The section very clearly states that “Signing by the Company and Each member”. And it also uses the term “Covenants”. Covenants mean Agreement. As it is used in law it is a Contract. Hence we know as per the provisions of the Contract law – Acceptance once given cannot be revoked. On understanding this general principle of the Contract law – Revocation after registration is impossible.

Such revocation shall be treated as the breach of the Contract. Only way by which such withdrawal shall be permissible is acceptance by all other subscribers. I again clarify; this is a procedural permission i.e. by FACT and not by LAW. In order to prove such permission is erroneous by law, I hereby draw the words of Sec.41 of the Companies Act,1956 “The subscribers of the memorandum of a company shall be deemed to have agreed to become members of the company, and on its registration, shall be entered as members in its register of members”.

Note: Buckley says, "The subscriber is liable by virtue of the contract, which, under this section, arises immediately upon his signature."

Coming back to the query, Whether all by agreement could do so is a question it is not necessary to consider, as such a step would destroy the proposed company altogether, and the question of the protection of the public, which is the object of the Act, would not arise as the literal meaning of the section is clear.

Even by the PEEL’s case law, we have understood that Registration of the MOA is conclusive evidence. Even though alteration of every other clause is possible by law, one such provision is intentionally omitted in the ACT for subscribers to the MOA to prohibit such alteration.

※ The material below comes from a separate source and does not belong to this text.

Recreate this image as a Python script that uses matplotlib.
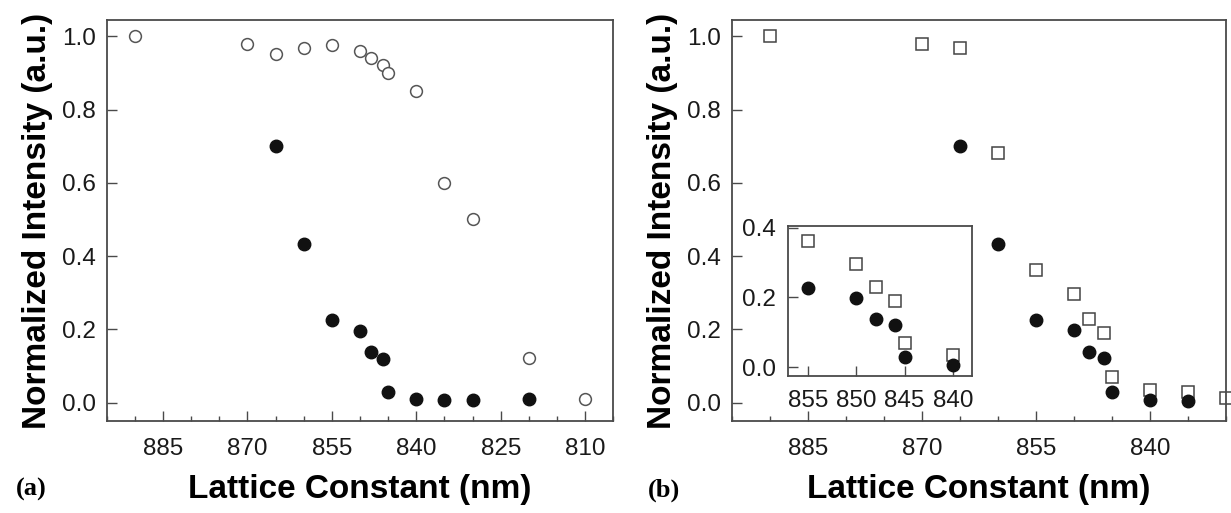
import numpy as np
import matplotlib.pyplot as plt
from matplotlib.ticker import MultipleLocator, NullLocator

plt.rcParams["font.family"] = ["Liberation Sans", "DejaVu Sans"]

# -------------------------
# Data
# -------------------------

# (a) open circles / filled circles
x_open_a = [890, 870, 865, 860, 855, 850, 848, 846, 845, 840, 835, 830, 820, 810]
y_open_a = [1.00, 0.98, 0.951, 0.969, 0.976, 0.961, 0.941, 0.923, 0.900, 0.850, 0.601, 0.502, 0.123, 0.010]

x_fill_a = [865, 860, 855, 850, 848, 846, 845, 840, 835, 830, 820]
y_fill_a = [0.701, 0.434, 0.227, 0.197, 0.138, 0.120, 0.030, 0.009, 0.007, 0.007, 0.010]

# (b) open squares / filled circles
x_sq_b = [890, 870, 865, 860, 855, 850, 848, 846, 845, 840, 835, 830]
y_sq_b = [1.00, 0.98, 0.968, 0.683, 0.363, 0.297, 0.229, 0.190, 0.069, 0.035, 0.028, 0.014]

x_fill_b = [865, 860, 855, 850, 848, 846, 845, 840, 835]
y_fill_b = [0.700, 0.433, 0.226, 0.199, 0.138, 0.121, 0.029, 0.007, 0.005]

# inset of (b)
x_sq_in = [855, 850, 848, 846, 845, 840]
y_sq_in = [0.363, 0.297, 0.229, 0.190, 0.069, 0.035]
x_fill_in = [855, 850, 848, 846, 845, 840]
y_fill_in = [0.226, 0.199, 0.138, 0.121, 0.029, 0.007]

# -------------------------
# Style helpers
# -------------------------

spine_color = "#4a4a4a"
tick_fs = 17.5
label_fs = 24


def style_axes(ax, fs=tick_fs):
    for s in ax.spines.values():
        s.set_color(spine_color)
        s.set_linewidth(1.3)
    ax.tick_params(which="both", direction="in", colors=spine_color,
                   labelcolor="#1a1a1a", labelsize=fs, width=1.0)
    ax.tick_params(which="major", length=7)
    ax.tick_params(which="minor", length=3.5)
    ax.tick_params(axis="x", top=False, pad=12)
    ax.tick_params(axis="y", right=False, pad=8)


open_kw = dict(linestyle="none", marker="o", markersize=8.5, markerfacecolor="white",
               markeredgecolor="#555555", markeredgewidth=1.1)
fill_kw = dict(linestyle="none", marker="o", markersize=9, color="#111111")
sq_kw = dict(linestyle="none", marker="s", markersize=8, markerfacecolor="white",
             markeredgecolor="#444444", markeredgewidth=1.1)

fig = plt.figure(figsize=(12.31, 5.13), dpi=100)

# -------------------------
# Panel (a)
# -------------------------
ax1 = fig.add_axes([0.0867, 0.1793, 0.4115, 0.7817])
ax1.plot(x_open_a, y_open_a, **open_kw)
ax1.plot(x_fill_a, y_fill_a, **fill_kw)
ax1.set_xlim(895, 805)
ax1.set_ylim(-0.05, 1.045)
ax1.xaxis.set_major_locator(MultipleLocator(15))
ax1.xaxis.set_minor_locator(MultipleLocator(5))
ax1.yaxis.set_major_locator(MultipleLocator(0.2))
ax1.yaxis.set_major_formatter(plt.FuncFormatter(lambda v, p: f"{v:.1f}"))
style_axes(ax1)
ax1.set_xlabel("Lattice Constant (nm)", fontsize=label_fs, fontweight="bold", labelpad=10)
ax1.set_ylabel("Normalized Intensity (a.u.)", fontsize=label_fs, fontweight="bold", labelpad=6)

# -------------------------
# Panel (b)
# -------------------------
ax2 = fig.add_axes([0.5944, 0.1793, 0.4015, 0.7817])
ax2.plot(x_sq_b, y_sq_b, clip_on=False, **sq_kw)
ax2.plot(x_fill_b, y_fill_b, **fill_kw)
ax2.set_xlim(895, 830)
ax2.set_ylim(-0.05, 1.045)
ax2.xaxis.set_major_locator(MultipleLocator(15))
ax2.xaxis.set_minor_locator(MultipleLocator(5))
ax2.yaxis.set_major_locator(MultipleLocator(0.2))
ax2.yaxis.set_major_formatter(plt.FuncFormatter(lambda v, p: f"{v:.1f}"))
style_axes(ax2)
ax2.set_xlabel("Lattice Constant (nm)", fontsize=label_fs, fontweight="bold", labelpad=10)
ax2.set_ylabel("Normalized Intensity (a.u.)", fontsize=label_fs, fontweight="bold", labelpad=6)

# inset
axi = fig.add_axes([0.6404, 0.2676, 0.1495, 0.2918])
axi.plot(x_sq_in, y_sq_in, **sq_kw)
axi.plot(x_fill_in, y_fill_in, **fill_kw)
axi.set_xlim(857, 838)
axi.set_ylim(-0.025, 0.405)
axi.xaxis.set_major_locator(MultipleLocator(5))
axi.xaxis.set_minor_locator(NullLocator())
axi.yaxis.set_major_locator(MultipleLocator(0.2))
axi.yaxis.set_major_formatter(plt.FuncFormatter(lambda v, p: f"{v:.1f}"))
style_axes(axi)
axi.tick_params(axis="x", pad=10)
axi.tick_params(axis="y", pad=9)

# panel letters
fig.text(0.025, 0.045, "(a)", fontsize=19, fontweight="bold",
         family=["Liberation Serif", "DejaVu Serif"], ha="center", va="center")
fig.text(0.539, 0.045, "(b)", fontsize=19, fontweight="bold",
         family=["Liberation Serif", "DejaVu Serif"], ha="center", va="center")

fig.savefig("out.png", dpi=100)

As it is a breach of the Contract, Specific performance shall be the solution. As per Sec. 15(h) and 19(e) of the Specific relief Act, it is an agreement. Hence specific relief can be claimed.
Lord Romilly in Drummond's Case 4 Ch. App. 772 at p. 776 note "The persons signing the memorandum are required by the Legislature to do so as an earnest that there are certain persons personally liable to pay money to the company."

Sec.36(2) of the Act says that “All money payable by any member to the company under the memorandum or articles shall be a debt due from him to the company”.
Hence by analysing all these, it shall be clear – Subscriber to the MOA is irrevocable acceptance.